I was such a bum this weekend! I really hated the idea of loading up three kids to go somewhere to spend money I don't have so I didn't go anywhere. Well, we did walk to the subdivision playground on Saturday but that was it. Both days were spent at home. There were moments of crying (from all three boys) and moments of insanity (by me) but I survived!

Wednesday night I bought a mini van. I can't believe I'm a mini van driver! I really loved my car but if we're going to continue to be foster parents I need to know I have the room. I did not have the room in my car. I knew the search was going to be tough because I've grown quite accustomed to my leather interior and sunroof. I knew I wanted automatic sliding doors and I didn't want the price tag of something brand new. I only had to compromise slightly to get something I'm happy with and oldest boy T is really jazzed about sitting in the back by himself.

Other than all that - the sickly dog has taken to barking/whining/being a general PITA at all hours of the night/early morning. He really needs to knock it off or he'll get a squirt of water in the face by one of the many spray bottles we keep around.

Tuesday, April 04, 2006

Suspicious Minds

Tell me something, is it really too much to ask that you call your significant other before meeting up with friends? Not call to ask permission (I would never suggest that) just to say, "hey, I'm on my way to meet so-and-so at the mall." Wouldn't that be informational? Courteous? Thoughtful?
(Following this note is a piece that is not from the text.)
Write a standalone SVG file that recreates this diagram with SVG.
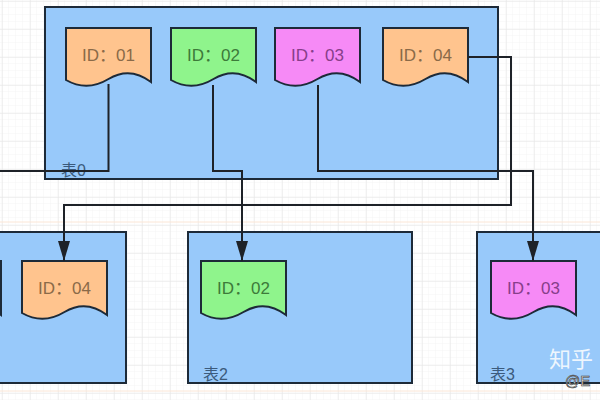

Would it be too much to assume that the other person would think you were, oh I don't know....possibly trying to hide something when you don't tell them that kind of information? I mean, why else would you purposefully not tell someone you're meeting someone unless you don't want them to know? Especially if said person had previously gone into great detail (while maintaining the utmost composure) that she (or he) would appreciate knowing that bit of information??? Wouldn't you then realize that it would be the nice thing to do to keep the other person from thinking such thoughts?

Or would you tell that person that they're being paranoid and claim that you are the victim because they don't trust you?